Apart from the compulsory modules, such as linear algebra, calculus, dynamics, electromagnetism, and basic biology for science students, and languages and academic writing for humanities students, students are required to take modules from various disciplines before they choose their specialisation for the shingaku sentaku. Although there are often requirements to complete compulsory modules for science students, humanities students are allowed to apply for science departments for the shingaku sentaku, and vice versa.

=== Senior division ===
Although most students opt to study at departments at Hongo for their specialised education, approximately 15% of them remain at Komaba for it. Komaba has small but well-funded research groups in both natural sciences and humanities.

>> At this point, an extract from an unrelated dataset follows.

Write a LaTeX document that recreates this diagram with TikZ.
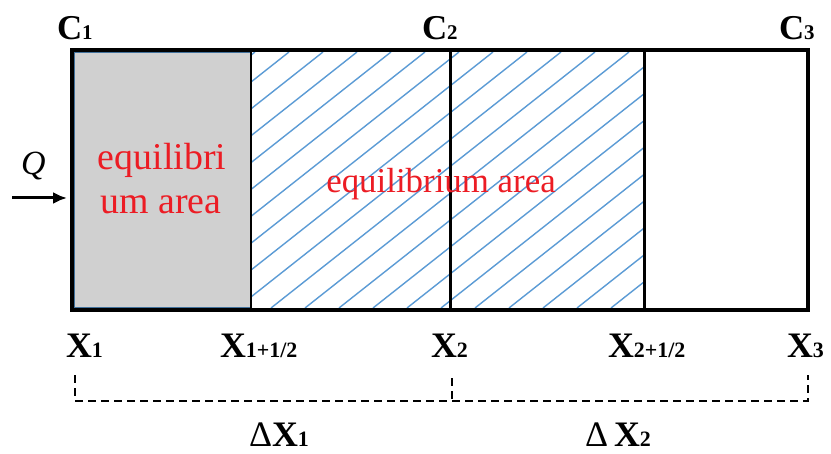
\documentclass[tikz,border=0pt]{standalone}
\usepackage{fontspec}
\setmainfont{Liberation Serif}
\usetikzlibrary{arrows.meta}
\definecolor{hatchblue}{RGB}{91,155,213}
\definecolor{boxgray}{RGB}{208,208,208}
\definecolor{grayedge}{RGB}{65,113,156}
\definecolor{labelred}{RGB}{236,28,36}
\newcommand{\clab}[1]{{\bfseries\fontsize{35}{38}\selectfont C\fontsize{21}{22}\selectfont #1}}
\newcommand{\xlab}[1]{{\bfseries\fontsize{36}{38}\selectfont X\fontsize{22}{24}\selectfont #1}}
\begin{document}
\begin{tikzpicture}[x=1bp,y=-1bp,
  lbl/.style={anchor=base west,inner sep=0pt,outer sep=0pt},
  redtxt/.style={text=labelred,inner sep=0pt,align=center},
  hatchline/.style={draw=hatchblue,line width=1.4bp},
  divider/.style={draw=black,line width=3bp},
  bracket/.style={draw=black,line width=2.2bp,dash pattern=on 8bp off 5bp},
  flow/.style={draw=black,line width=3bp,-{Latex[length=14bp,width=12bp]}}]
\useasboundingbox (0,0) rectangle (831,454);
\fill[white] (0,0) rectangle (831,454);
% gray equilibrium cell
\filldraw[fill=boxgray,draw=grayedge,line width=1.2bp] (74,52) rectangle (251,308);
% hatched region
\begin{scope}
  \clip (251,52) rectangle (644,308);
  \foreach \k in {-2,...,21} {
    \draw[hatchline] ({-35+34*\k},308) -- ++(324,-256);
  }
\end{scope}
% dividers
\draw[draw=black,line width=2bp] (251,50) -- (251,310);
\draw[divider] (450,50) -- (450,310);
\draw[divider] (644,50) -- (644,310);
% outer frame
\draw[line width=4.5bp] (72,50) rectangle (808,310);
% texts in cells
\node[redtxt,anchor=base] (eqa) at (162,170) {\fontsize{38}{44}\selectfont equilibri};
\node[redtxt,anchor=base] (eqb) at (161,214) {\fontsize{38}{44}\selectfont um area};
\node[redtxt,anchor=base] (eqm) at (441,193) {\fontsize{35}{40}\selectfont equilibrium area};
% C labels
\node[lbl] (c1) at (57,40) {\clab{1}};
\node[lbl] (c2) at (422,40) {\clab{2}};
\node[lbl] (c3) at (779,40) {\clab{3}};
% X labels
\node[lbl] (x1) at (66,358) {\xlab{1}};
\node[lbl] (x1h) at (220,358) {\xlab{1+1/2}};
\node[lbl] (x2) at (431,358) {\xlab{2}};
\node[lbl] (x2h) at (608,358) {\xlab{2+1/2}};
\node[lbl] (x3) at (787,358) {\xlab{3}};
% flow Q
\node[lbl] (q) at (21,175) {\fontsize{34}{36}\selectfont\itshape Q};
\coordinate (qs) at (12,198);
\coordinate (qe) at (67,198);
\draw[flow] (qs) -- (qe);
% bracket
\coordinate (b1t) at (75,375);
\coordinate (b1) at (75,401);
\coordinate (b2t) at (452,378);
\coordinate (b2) at (452,401);
\coordinate (b3t) at (808,375);
\coordinate (b3) at (808,401);
\draw[bracket] (b1t) -- (b1) -- (b3) -- (b3t);
\draw[bracket] (b2t) -- (b2);
% delta labels
\node[lbl] (dx1) at (249,446) {\fontsize{36}{38}\selectfont Δ\bfseries X\fontsize{22}{24}\selectfont 1};
\node[lbl] (dx2) at (585,446) {\fontsize{36}{38}\selectfont Δ\,\bfseries X\fontsize{22}{24}\selectfont 2};
\end{tikzpicture}
\end{document}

International relations, interdisciplinary social sciences, and cognitive science are among the most popular departments in the shingaku sentaku.

== Programmes ==
Below is a list of senior division programmes offered at Komaba. The graduate school is organised similarly.

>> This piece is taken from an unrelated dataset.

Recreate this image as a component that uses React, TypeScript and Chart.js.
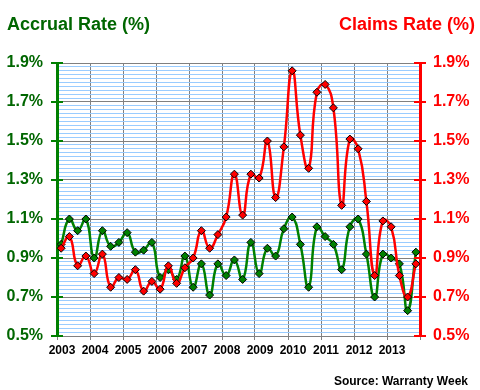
import { useEffect, useRef } from 'react';
import { Chart, registerables } from 'chart.js';

Chart.register(...registerables);

const yearLabels = ['2003', '2004', '2005', '2006', '2007', '2008', '2009', '2010', '2011', '2012', '2013'];

// Quarterly values, 2003 Q1 .. 2013 Q4
const accrualRate = [
  0.97, 1.10, 1.04, 1.10, 0.90, 1.04, 0.96, 0.98, 1.03, 0.93, 0.94, 0.98,
  0.80, 0.84, 0.79, 0.91, 0.75, 0.87, 0.71, 0.87, 0.81, 0.89, 0.79, 0.98,
  0.82, 0.95, 0.91, 1.05, 1.11, 0.97, 0.75, 1.06, 1.01, 0.97, 0.84, 1.06,
  1.10, 0.92, 0.70, 0.92, 0.90, 0.87, 0.63, 0.93,
];

const claimsRate = [
  0.95, 1.01, 0.86, 0.91, 0.82, 0.92, 0.75, 0.80, 0.79, 0.84, 0.73, 0.78,
  0.74, 0.86, 0.77, 0.85, 0.90, 1.04, 0.95, 1.02, 1.11, 1.33, 1.12, 1.33,
  1.31, 1.50, 1.21, 1.47, 1.86, 1.53, 1.36, 1.75, 1.79, 1.67, 1.17, 1.51,
  1.46, 1.19, 0.81, 1.09, 1.06, 0.81, 0.70, 0.87,
];

const yMajorTicks = [0.5, 0.7, 0.9, 1.1, 1.3, 1.5, 1.7, 1.9];

const GREEN_TEXT = '#006600';
const GREEN = '#008000';
const RED = '#ff0000';
const FONT = "'Liberation Sans', Arial, sans-serif";

const isMajor = (v: number) => {
  const t = Math.round(v * 10);
  return Math.abs(v * 10 - t) < 1e-6 && t % 2 === 1;
};

const crossTicks = {
  id: 'crossTicks',
  afterDraw(chart: any) {
    const { ctx } = chart;
    const y = chart.scales.y;
    const y1 = chart.scales.y1;
    ctx.save();
    ctx.lineWidth = 2;
    yMajorTicks.forEach((v) => {
      const py = Math.round(y.getPixelForValue(v));
      ctx.strokeStyle = GREEN;
      ctx.beginPath();
      ctx.moveTo(y.right - 6, py);
      ctx.lineTo(y.right + 6, py);
      ctx.stroke();
      ctx.strokeStyle = RED;
      ctx.beginPath();
      ctx.moveTo(y1.left - 6, py);
      ctx.lineTo(y1.left + 6, py);
      ctx.stroke();
    });
    ctx.restore();
  },
};

export default function App() {
  const ref = useRef<HTMLCanvasElement | null>(null);

  useEffect(() => {
    if (!ref.current) return;
    const chart = new Chart(ref.current, {
      type: 'line',
      data: {
        datasets: [
          {
            label: 'Claims Rate (%)',
            data: claimsRate.map((v, i) => ({ x: i + 0.5, y: v })),
            yAxisID: 'y1',
            borderColor: RED,
            backgroundColor: RED,
            borderWidth: 2.5,
            tension: 0.5,
            pointStyle: 'rectRot',
            pointRadius: 4,
            pointBorderColor: '#000',
            pointBorderWidth: 1,
            pointBackgroundColor: RED,
          },
          {
            label: 'Accrual Rate (%)',
            data: accrualRate.map((v, i) => ({ x: i + 0.5, y: v })),
            yAxisID: 'y',
            borderColor: GREEN,
            backgroundColor: GREEN,
            borderWidth: 2.5,
            tension: 0.5,
            pointStyle: 'rectRot',
            pointRadius: 4,
            pointBorderColor: '#000',
            pointBorderWidth: 1,
            pointBackgroundColor: GREEN,
          },
        ],
      },
      options: {
        animation: false,
        responsive: true,
        maintainAspectRatio: false,
        layout: { padding: { top: 63, left: 0, right: 0, bottom: 0 } },
        plugins: {
          legend: { display: false },
          tooltip: { enabled: false },
          title: { display: false },
        },
        scales: {
          x: {
            type: 'linear',
            min: 0,
            max: 44,
            afterFit: (s: any) => { s.height = 54; },
            ticks: {
              stepSize: 4,
              autoSkip: false,
              maxRotation: 0,
              padding: 3,
              labelOffset: 5,
              color: '#000',
              font: { family: FONT, size: 12, weight: 'bold' },
              callback: (v: any) => yearLabels[Math.round(Number(v) / 4)] ?? '',
            },
            grid: {
              color: '#808080',
              lineWidth: 1,
              drawTicks: true,
              tickLength: 4,
              tickColor: '#808080',
            },
            border: { color: '#808080', width: 1 },
          },
          y: {
            type: 'linear',
            position: 'left',
            min: 0.5,
            max: 1.9,
            afterFit: (s: any) => { s.width = 57; },
            ticks: {
              stepSize: 0.02,
              autoSkip: false,
              padding: 14,
              color: GREEN_TEXT,
              font: { family: FONT, size: 16, weight: 'bold' },
              callback: (v: any) => (isMajor(Number(v)) ? Number(v).toFixed(1) + '%' : ''),
            },
            grid: {
              drawTicks: false,
              lineWidth: 1,
              color: (c: any) => (isMajor(c.tick?.value ?? 0) ? '#808080' : '#99ccff'),
            },
            border: { color: GREEN, width: 3 },
          },
          y1: {
            type: 'linear',
            position: 'right',
            min: 0.5,
            max: 1.9,
            afterFit: (s: any) => { s.width = 60; },
            ticks: {
              stepSize: 0.02,
              autoSkip: false,
              padding: 13,
              color: RED,
              font: { family: FONT, size: 16, weight: 'bold' },
              callback: (v: any) => (isMajor(Number(v)) ? Number(v).toFixed(1) + '%' : ''),
            },
            grid: { drawOnChartArea: false, drawTicks: false },
            border: { color: RED, width: 3 },
          },
        },
      },
      plugins: [crossTicks],
    });
    return () => chart.destroy();
  }, []);

  return (
    <div style={{ position: 'fixed', left: 0, top: 0, width: 480, height: 390, background: '#fff', fontFamily: FONT }}>
      <canvas ref={ref} />
      <div style={{ position: 'absolute', left: 7, top: 14, fontSize: 18, fontWeight: 'bold', color: GREEN_TEXT, whiteSpace: 'nowrap' }}>
        Accrual Rate (%)
      </div>
      <div style={{ position: 'absolute', right: 5, top: 14, fontSize: 18, fontWeight: 'bold', color: RED, whiteSpace: 'nowrap' }}>
        Claims Rate (%)
      </div>
      <div style={{ position: 'absolute', right: 12, top: 374, fontSize: 12, fontWeight: 'bold', color: '#000', whiteSpace: 'nowrap' }}>
        Source: Warranty Week
      </div>
    </div>
  );
}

- Department of Interdisciplinary Cultural Studies
  - Cultural Anthropology
  - Cultural Representation Studies
  - Comparative Literature and Culture
  - Contemporary Thought
  - Japan in East Asia Programme
    - part of the PEAK programme, primarily for international students and taught entirely in English
  - Interdisciplinary Language Sciences
  - Linguistic and Textual Culture Studies
- Department of Area Studies
  - British Studies
  - French Studies
  - German Studies
  - Russian and East European Studies
  - Italian and Mediterranean Studies
  - North American Studies
  - Latin American Studies
  - Asian and Japanese Studies
  - Korean and Korean Peninsula Studies
- Department of Integrated Social Sciences
  - Interdisciplinary Social Sciences
  - International Relations
- Department of Interdisciplinary Sciences
  - Science and Technology Studies Course
  - Geography and Spatial Studies Course
  - Integrated Information Studies Course
  - Wide-area System Studies Course
  - International Programme on Environmental Sciences (GPES)

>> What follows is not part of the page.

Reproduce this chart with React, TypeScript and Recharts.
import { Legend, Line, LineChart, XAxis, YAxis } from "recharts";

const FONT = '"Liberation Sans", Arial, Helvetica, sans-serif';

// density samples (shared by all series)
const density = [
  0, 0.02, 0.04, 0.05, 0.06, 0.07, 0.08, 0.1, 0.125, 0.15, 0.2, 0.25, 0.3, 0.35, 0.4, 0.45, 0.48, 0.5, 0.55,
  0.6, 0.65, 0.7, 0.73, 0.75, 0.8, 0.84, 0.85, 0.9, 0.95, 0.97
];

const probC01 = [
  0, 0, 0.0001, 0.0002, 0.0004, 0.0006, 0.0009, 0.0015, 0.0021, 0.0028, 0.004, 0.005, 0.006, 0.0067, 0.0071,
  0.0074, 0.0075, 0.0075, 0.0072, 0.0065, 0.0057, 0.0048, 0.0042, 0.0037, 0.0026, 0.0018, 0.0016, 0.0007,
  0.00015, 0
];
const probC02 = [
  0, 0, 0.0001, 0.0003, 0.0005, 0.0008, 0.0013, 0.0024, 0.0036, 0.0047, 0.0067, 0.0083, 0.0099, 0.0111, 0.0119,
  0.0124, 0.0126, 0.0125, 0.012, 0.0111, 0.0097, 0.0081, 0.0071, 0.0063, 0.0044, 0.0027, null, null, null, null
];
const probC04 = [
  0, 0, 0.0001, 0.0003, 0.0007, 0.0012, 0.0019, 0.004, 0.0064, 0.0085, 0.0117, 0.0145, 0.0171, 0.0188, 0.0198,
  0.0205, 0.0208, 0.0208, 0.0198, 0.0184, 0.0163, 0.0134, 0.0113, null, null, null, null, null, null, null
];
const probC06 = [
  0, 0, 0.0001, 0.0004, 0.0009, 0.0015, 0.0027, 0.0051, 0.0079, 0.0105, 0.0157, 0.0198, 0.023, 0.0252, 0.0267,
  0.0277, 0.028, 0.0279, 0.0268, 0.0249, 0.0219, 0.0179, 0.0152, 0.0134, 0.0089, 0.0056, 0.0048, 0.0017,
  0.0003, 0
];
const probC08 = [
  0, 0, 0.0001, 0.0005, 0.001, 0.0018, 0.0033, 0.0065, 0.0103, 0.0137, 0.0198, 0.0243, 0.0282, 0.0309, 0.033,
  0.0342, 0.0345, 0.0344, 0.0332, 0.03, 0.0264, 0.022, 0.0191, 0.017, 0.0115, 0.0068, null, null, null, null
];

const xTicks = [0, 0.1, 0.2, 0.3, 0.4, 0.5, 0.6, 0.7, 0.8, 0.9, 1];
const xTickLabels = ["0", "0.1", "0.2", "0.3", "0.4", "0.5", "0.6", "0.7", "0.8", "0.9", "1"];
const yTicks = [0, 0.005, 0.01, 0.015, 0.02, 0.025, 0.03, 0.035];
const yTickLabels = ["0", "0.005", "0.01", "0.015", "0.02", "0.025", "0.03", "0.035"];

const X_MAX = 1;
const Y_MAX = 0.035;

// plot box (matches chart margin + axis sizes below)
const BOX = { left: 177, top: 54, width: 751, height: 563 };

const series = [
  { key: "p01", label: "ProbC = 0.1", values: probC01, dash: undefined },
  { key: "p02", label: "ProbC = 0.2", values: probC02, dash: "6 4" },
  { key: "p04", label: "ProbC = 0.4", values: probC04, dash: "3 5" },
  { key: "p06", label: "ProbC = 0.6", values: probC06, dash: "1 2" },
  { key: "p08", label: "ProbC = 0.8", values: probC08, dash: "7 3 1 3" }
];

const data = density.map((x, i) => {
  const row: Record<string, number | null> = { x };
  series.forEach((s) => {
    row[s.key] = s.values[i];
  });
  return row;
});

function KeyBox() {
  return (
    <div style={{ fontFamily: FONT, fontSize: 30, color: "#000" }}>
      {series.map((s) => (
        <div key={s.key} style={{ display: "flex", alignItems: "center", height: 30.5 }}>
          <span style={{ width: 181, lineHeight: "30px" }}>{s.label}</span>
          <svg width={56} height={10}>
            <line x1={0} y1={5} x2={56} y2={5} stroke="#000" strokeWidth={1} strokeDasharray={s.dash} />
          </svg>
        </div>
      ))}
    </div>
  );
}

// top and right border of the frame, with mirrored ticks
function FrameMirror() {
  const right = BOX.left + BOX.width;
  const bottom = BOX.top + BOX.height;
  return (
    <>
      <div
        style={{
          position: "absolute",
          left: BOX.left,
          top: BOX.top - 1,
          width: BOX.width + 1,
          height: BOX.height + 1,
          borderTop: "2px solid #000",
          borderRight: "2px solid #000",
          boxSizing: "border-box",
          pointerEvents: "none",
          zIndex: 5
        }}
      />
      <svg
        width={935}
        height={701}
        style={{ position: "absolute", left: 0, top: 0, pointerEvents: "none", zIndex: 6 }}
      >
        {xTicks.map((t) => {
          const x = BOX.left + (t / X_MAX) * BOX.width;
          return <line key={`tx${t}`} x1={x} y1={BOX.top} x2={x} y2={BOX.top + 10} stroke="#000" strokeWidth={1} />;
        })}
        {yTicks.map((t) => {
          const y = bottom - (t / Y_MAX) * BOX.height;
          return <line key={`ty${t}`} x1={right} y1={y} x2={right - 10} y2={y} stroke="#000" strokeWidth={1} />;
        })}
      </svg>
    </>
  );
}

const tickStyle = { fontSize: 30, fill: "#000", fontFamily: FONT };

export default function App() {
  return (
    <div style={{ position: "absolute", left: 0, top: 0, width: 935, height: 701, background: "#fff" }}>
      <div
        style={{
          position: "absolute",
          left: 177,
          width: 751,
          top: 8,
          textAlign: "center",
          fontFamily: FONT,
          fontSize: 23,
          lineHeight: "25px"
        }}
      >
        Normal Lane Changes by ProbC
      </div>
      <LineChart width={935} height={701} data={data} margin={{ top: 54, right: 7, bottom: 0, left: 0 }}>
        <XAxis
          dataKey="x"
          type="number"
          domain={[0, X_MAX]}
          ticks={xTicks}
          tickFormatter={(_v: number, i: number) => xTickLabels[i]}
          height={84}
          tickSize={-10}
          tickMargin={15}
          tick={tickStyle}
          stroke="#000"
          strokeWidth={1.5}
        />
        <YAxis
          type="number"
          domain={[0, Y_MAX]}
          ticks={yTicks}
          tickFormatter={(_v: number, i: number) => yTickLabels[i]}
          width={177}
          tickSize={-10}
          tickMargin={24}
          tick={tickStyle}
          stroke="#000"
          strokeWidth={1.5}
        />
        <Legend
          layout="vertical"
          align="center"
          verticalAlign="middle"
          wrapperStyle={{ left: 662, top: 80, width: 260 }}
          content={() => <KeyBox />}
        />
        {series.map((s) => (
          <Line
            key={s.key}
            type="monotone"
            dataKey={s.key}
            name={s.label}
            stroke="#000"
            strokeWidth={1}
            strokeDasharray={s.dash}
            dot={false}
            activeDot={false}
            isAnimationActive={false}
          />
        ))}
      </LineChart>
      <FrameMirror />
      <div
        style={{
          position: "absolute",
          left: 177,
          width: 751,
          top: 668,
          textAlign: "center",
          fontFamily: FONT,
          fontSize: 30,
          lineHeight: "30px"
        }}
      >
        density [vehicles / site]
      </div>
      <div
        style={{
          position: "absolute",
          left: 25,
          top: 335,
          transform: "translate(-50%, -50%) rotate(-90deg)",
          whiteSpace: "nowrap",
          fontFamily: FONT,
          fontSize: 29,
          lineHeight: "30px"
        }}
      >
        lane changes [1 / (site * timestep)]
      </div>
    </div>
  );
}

    - part of the PEAK programme, primarily for international students and taught entirely in English
  - Evolutionary Studies Subcourse
- Department of Integrated Natural Sciences
  - Mathematical and Natural Sciences Course
  - Basic Physical Sciences Course
  - Integrated Life Sciences Course
  - Cognitive and Behavioural Sciences Course
  - Sports Science Course

== International education ==
Komaba is noted for its focus on international education. It offers all-English-taught international programmes in both natural sciences and humanities, called Programmes in English at Komaba (PEAK). A majority of classes for exchange students are also taught at Komaba, as they come from various specialisations and Komaba is a liberal-arts-focused college. As of May 2024, approximately 12% of the senior-division undergraduates (excluding exchange students) were foreign nationals, which was much higher than the figure for the entire undergraduate body of the university (3.4%). For the postgraduate courses, all courses accept international applications. Komaba's international student ratio was 27.8%.